## What the exercise asks
Once the pictures are set aside, transcribe the remaining data exactly.

## Stored data

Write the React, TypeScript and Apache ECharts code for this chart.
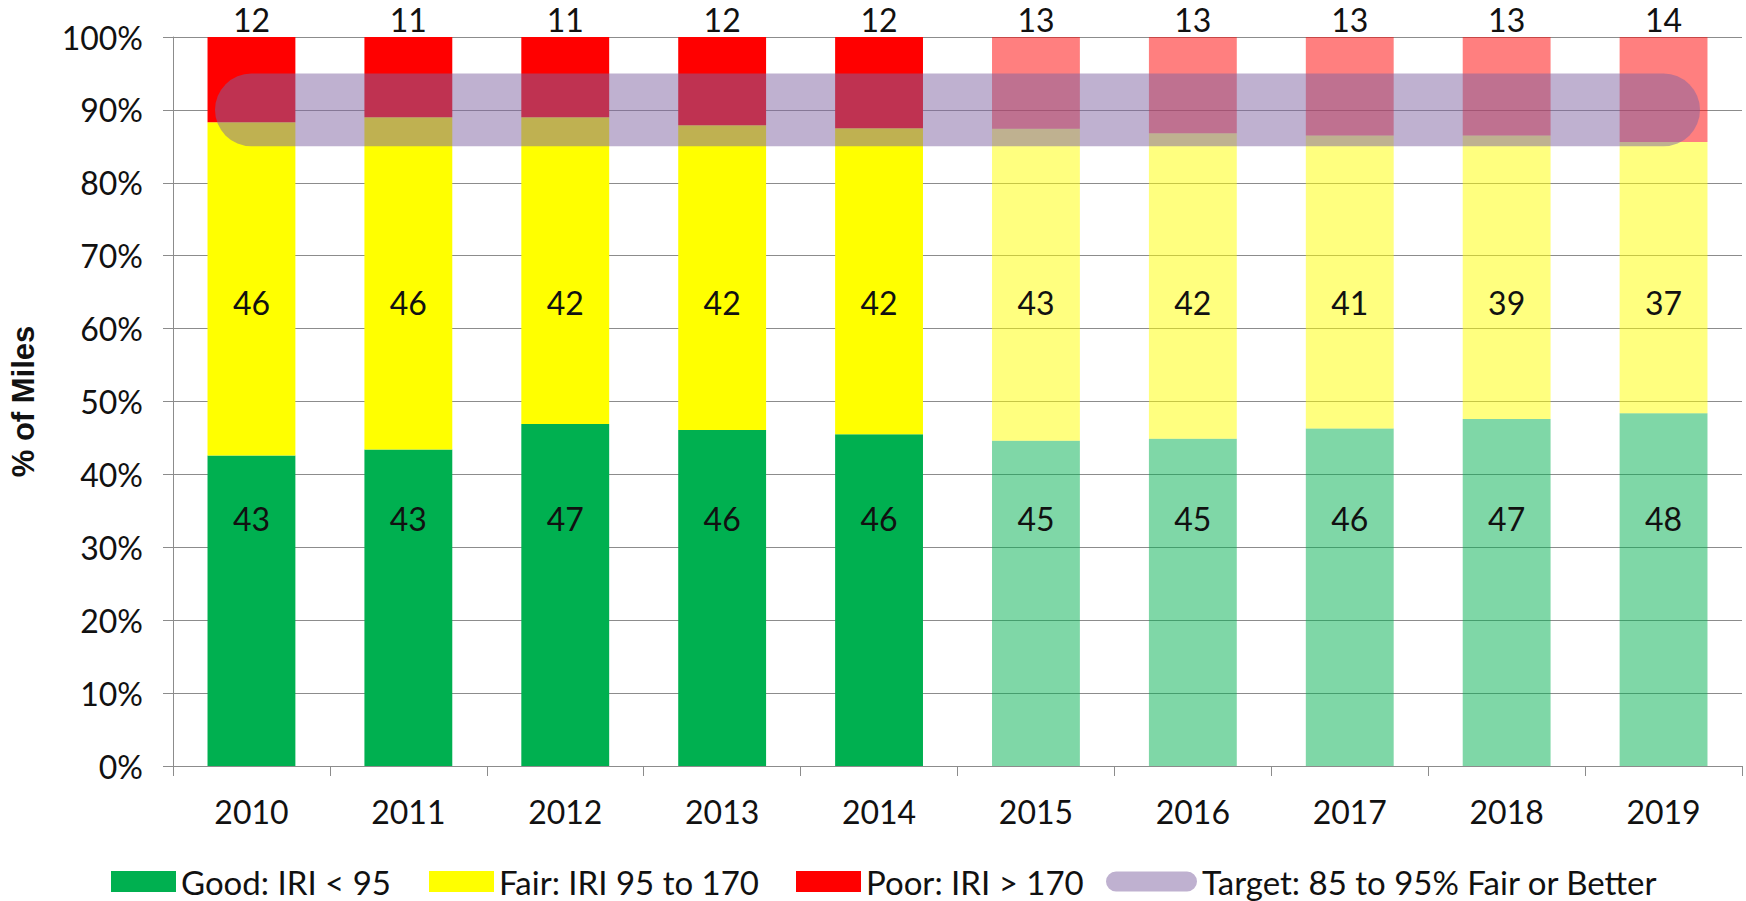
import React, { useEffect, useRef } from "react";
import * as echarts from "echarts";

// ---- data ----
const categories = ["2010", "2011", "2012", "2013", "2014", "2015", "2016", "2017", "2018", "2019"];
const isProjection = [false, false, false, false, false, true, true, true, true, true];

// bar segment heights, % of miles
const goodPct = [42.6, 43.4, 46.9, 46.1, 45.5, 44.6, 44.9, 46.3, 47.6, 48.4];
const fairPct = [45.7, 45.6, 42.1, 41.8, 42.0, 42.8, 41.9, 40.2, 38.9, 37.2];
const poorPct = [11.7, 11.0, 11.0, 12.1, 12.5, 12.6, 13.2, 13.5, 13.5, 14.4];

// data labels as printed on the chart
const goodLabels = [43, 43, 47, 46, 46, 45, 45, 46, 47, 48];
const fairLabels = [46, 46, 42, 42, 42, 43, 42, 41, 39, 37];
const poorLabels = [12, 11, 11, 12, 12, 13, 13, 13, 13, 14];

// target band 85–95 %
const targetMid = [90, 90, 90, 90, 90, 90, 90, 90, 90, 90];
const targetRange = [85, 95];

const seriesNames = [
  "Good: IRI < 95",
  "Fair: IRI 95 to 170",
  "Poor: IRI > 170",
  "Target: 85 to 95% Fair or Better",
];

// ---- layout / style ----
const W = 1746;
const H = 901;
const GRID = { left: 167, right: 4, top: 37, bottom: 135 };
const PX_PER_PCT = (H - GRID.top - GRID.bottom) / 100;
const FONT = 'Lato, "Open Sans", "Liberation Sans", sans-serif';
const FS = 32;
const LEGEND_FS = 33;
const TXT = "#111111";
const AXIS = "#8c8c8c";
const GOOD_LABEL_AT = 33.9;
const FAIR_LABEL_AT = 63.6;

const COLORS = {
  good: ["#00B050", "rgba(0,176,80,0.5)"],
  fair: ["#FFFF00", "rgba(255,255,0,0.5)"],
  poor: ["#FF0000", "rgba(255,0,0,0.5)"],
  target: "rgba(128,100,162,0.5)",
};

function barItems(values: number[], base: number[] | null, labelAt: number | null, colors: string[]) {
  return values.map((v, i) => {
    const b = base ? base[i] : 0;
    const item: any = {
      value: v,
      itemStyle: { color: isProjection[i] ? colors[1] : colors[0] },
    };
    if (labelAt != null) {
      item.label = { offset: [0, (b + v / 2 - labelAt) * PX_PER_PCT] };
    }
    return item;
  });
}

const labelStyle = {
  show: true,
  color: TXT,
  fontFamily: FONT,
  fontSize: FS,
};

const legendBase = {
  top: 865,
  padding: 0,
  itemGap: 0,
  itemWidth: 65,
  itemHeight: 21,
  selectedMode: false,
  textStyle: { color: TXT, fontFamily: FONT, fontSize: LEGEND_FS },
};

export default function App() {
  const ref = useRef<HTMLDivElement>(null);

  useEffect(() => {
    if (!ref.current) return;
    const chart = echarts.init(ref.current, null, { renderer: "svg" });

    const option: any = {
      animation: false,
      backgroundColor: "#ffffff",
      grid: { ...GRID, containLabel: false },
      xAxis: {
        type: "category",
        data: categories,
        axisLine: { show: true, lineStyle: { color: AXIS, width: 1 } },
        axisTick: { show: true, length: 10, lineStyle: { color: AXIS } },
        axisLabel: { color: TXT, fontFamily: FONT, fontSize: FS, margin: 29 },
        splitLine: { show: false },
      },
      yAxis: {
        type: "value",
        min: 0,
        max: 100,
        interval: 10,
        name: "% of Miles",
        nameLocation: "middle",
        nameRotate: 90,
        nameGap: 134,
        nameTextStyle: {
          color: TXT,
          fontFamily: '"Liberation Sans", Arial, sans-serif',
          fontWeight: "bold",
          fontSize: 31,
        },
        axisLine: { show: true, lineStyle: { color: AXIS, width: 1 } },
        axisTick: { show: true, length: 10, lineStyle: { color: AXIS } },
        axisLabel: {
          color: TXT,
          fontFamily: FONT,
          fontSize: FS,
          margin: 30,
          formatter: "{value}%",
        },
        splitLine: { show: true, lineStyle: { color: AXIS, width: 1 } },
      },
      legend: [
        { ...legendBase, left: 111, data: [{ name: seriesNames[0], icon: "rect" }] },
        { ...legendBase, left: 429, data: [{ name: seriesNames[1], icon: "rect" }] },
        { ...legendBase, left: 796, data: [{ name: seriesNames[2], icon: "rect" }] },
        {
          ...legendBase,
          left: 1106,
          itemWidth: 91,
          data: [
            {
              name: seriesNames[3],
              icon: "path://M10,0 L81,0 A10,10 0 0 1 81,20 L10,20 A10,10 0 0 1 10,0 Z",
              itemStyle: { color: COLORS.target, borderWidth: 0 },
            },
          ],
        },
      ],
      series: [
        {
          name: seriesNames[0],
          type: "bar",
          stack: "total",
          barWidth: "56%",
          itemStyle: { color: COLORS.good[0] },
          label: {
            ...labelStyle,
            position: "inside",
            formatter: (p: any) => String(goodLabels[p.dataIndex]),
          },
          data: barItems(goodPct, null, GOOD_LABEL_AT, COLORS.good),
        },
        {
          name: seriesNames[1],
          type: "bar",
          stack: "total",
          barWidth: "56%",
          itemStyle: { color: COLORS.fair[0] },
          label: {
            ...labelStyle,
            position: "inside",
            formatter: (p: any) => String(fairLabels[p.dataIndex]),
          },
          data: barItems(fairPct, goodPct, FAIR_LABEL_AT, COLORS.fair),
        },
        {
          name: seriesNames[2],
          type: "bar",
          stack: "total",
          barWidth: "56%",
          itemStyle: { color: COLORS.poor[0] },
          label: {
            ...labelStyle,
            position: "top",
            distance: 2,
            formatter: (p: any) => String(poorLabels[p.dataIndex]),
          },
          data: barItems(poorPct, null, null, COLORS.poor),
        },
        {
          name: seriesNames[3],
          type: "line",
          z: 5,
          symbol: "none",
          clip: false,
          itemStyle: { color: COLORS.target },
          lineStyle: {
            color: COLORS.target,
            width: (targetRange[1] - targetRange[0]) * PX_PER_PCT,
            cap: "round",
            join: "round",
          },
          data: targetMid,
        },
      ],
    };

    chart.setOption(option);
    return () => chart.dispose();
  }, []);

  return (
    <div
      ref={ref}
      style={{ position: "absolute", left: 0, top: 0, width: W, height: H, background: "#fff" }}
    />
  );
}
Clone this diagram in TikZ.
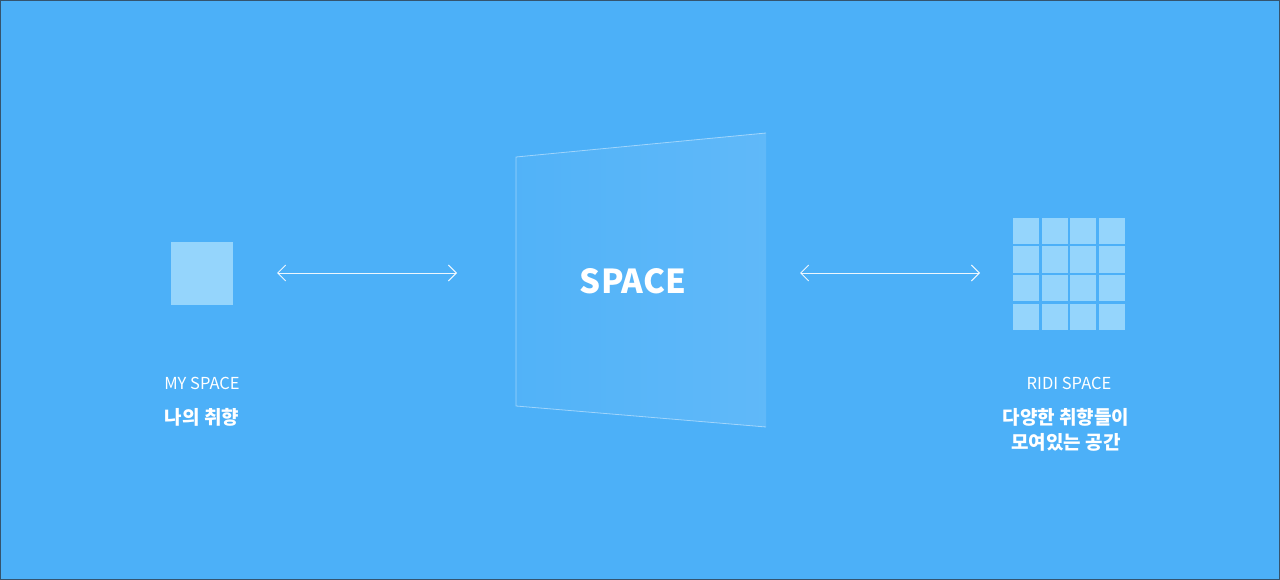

## Answer to this exercise
Write the React, TypeScript and Apache ECharts code for this chart.
import React, { useEffect, useRef } from "react";
import * as echarts from "echarts";

// ---- data ----
const categories = ["2010", "2011", "2012", "2013", "2014", "2015", "2016", "2017", "2018", "2019"];
const isProjection = [false, false, false, false, false, true, true, true, true, true];

// bar segment heights, % of miles
const goodPct = [42.6, 43.4, 46.9, 46.1, 45.5, 44.6, 44.9, 46.3, 47.6, 48.4];
const fairPct = [45.7, 45.6, 42.1, 41.8, 42.0, 42.8, 41.9, 40.2, 38.9, 37.2];
const poorPct = [11.7, 11.0, 11.0, 12.1, 12.5, 12.6, 13.2, 13.5, 13.5, 14.4];

// data labels as printed on the chart
const goodLabels = [43, 43, 47, 46, 46, 45, 45, 46, 47, 48];
const fairLabels = [46, 46, 42, 42, 42, 43, 42, 41, 39, 37];
const poorLabels = [12, 11, 11, 12, 12, 13, 13, 13, 13, 14];

// target band 85–95 %
const targetMid = [90, 90, 90, 90, 90, 90, 90, 90, 90, 90];
const targetRange = [85, 95];

const seriesNames = [
  "Good: IRI < 95",
  "Fair: IRI 95 to 170",
  "Poor: IRI > 170",
  "Target: 85 to 95% Fair or Better",
];

// ---- layout / style ----
const W = 1746;
const H = 901;
const GRID = { left: 167, right: 4, top: 37, bottom: 135 };
const PX_PER_PCT = (H - GRID.top - GRID.bottom) / 100;
const FONT = 'Lato, "Open Sans", "Liberation Sans", sans-serif';
const FS = 32;
const LEGEND_FS = 33;
const TXT = "#111111";
const AXIS = "#8c8c8c";
const GOOD_LABEL_AT = 33.9;
const FAIR_LABEL_AT = 63.6;

const COLORS = {
  good: ["#00B050", "rgba(0,176,80,0.5)"],
  fair: ["#FFFF00", "rgba(255,255,0,0.5)"],
  poor: ["#FF0000", "rgba(255,0,0,0.5)"],
  target: "rgba(128,100,162,0.5)",
};

function barItems(values: number[], base: number[] | null, labelAt: number | null, colors: string[]) {
  return values.map((v, i) => {
    const b = base ? base[i] : 0;
    const item: any = {
      value: v,
      itemStyle: { color: isProjection[i] ? colors[1] : colors[0] },
    };
    if (labelAt != null) {
      item.label = { offset: [0, (b + v / 2 - labelAt) * PX_PER_PCT] };
    }
    return item;
  });
}

const labelStyle = {
  show: true,
  color: TXT,
  fontFamily: FONT,
  fontSize: FS,
};

const legendBase = {
  top: 865,
  padding: 0,
  itemGap: 0,
  itemWidth: 65,
  itemHeight: 21,
  selectedMode: false,
  textStyle: { color: TXT, fontFamily: FONT, fontSize: LEGEND_FS },
};

export default function App() {
  const ref = useRef<HTMLDivElement>(null);

  useEffect(() => {
    if (!ref.current) return;
    const chart = echarts.init(ref.current, null, { renderer: "svg" });

    const option: any = {
      animation: false,
      backgroundColor: "#ffffff",
      grid: { ...GRID, containLabel: false },
      xAxis: {
        type: "category",
        data: categories,
        axisLine: { show: true, lineStyle: { color: AXIS, width: 1 } },
        axisTick: { show: true, length: 10, lineStyle: { color: AXIS } },
        axisLabel: { color: TXT, fontFamily: FONT, fontSize: FS, margin: 29 },
        splitLine: { show: false },
      },
      yAxis: {
        type: "value",
        min: 0,
        max: 100,
        interval: 10,
        name: "% of Miles",
        nameLocation: "middle",
        nameRotate: 90,
        nameGap: 134,
        nameTextStyle: {
          color: TXT,
          fontFamily: '"Liberation Sans", Arial, sans-serif',
          fontWeight: "bold",
          fontSize: 31,
        },
        axisLine: { show: true, lineStyle: { color: AXIS, width: 1 } },
        axisTick: { show: true, length: 10, lineStyle: { color: AXIS } },
        axisLabel: {
          color: TXT,
          fontFamily: FONT,
          fontSize: FS,
          margin: 30,
          formatter: "{value}%",
        },
        splitLine: { show: true, lineStyle: { color: AXIS, width: 1 } },
      },
      legend: [
        { ...legendBase, left: 111, data: [{ name: seriesNames[0], icon: "rect" }] },
        { ...legendBase, left: 429, data: [{ name: seriesNames[1], icon: "rect" }] },
        { ...legendBase, left: 796, data: [{ name: seriesNames[2], icon: "rect" }] },
        {
          ...legendBase,
          left: 1106,
          itemWidth: 91,
          data: [
            {
              name: seriesNames[3],
              icon: "path://M10,0 L81,0 A10,10 0 0 1 81,20 L10,20 A10,10 0 0 1 10,0 Z",
              itemStyle: { color: COLORS.target, borderWidth: 0 },
            },
          ],
        },
      ],
      series: [
        {
          name: seriesNames[0],
          type: "bar",
          stack: "total",
          barWidth: "56%",
          itemStyle: { color: COLORS.good[0] },
          label: {
            ...labelStyle,
            position: "inside",
            formatter: (p: any) => String(goodLabels[p.dataIndex]),
          },
          data: barItems(goodPct, null, GOOD_LABEL_AT, COLORS.good),
        },
        {
          name: seriesNames[1],
          type: "bar",
          stack: "total",
          barWidth: "56%",
          itemStyle: { color: COLORS.fair[0] },
          label: {
            ...labelStyle,
            position: "inside",
            formatter: (p: any) => String(fairLabels[p.dataIndex]),
          },
          data: barItems(fairPct, goodPct, FAIR_LABEL_AT, COLORS.fair),
        },
        {
          name: seriesNames[2],
          type: "bar",
          stack: "total",
          barWidth: "56%",
          itemStyle: { color: COLORS.poor[0] },
          label: {
            ...labelStyle,
            position: "top",
            distance: 2,
            formatter: (p: any) => String(poorLabels[p.dataIndex]),
          },
          data: barItems(poorPct, null, null, COLORS.poor),
        },
        {
          name: seriesNames[3],
          type: "line",
          z: 5,
          symbol: "none",
          clip: false,
          itemStyle: { color: COLORS.target },
          lineStyle: {
            color: COLORS.target,
            width: (targetRange[1] - targetRange[0]) * PX_PER_PCT,
            cap: "round",
            join: "round",
          },
          data: targetMid,
        },
      ],
    };

    chart.setOption(option);
    return () => chart.dispose();
  }, []);

  return (
    <div
      ref={ref}
      style={{ position: "absolute", left: 0, top: 0, width: W, height: H, background: "#fff" }}
    />
  );
}
Clone this diagram in TikZ.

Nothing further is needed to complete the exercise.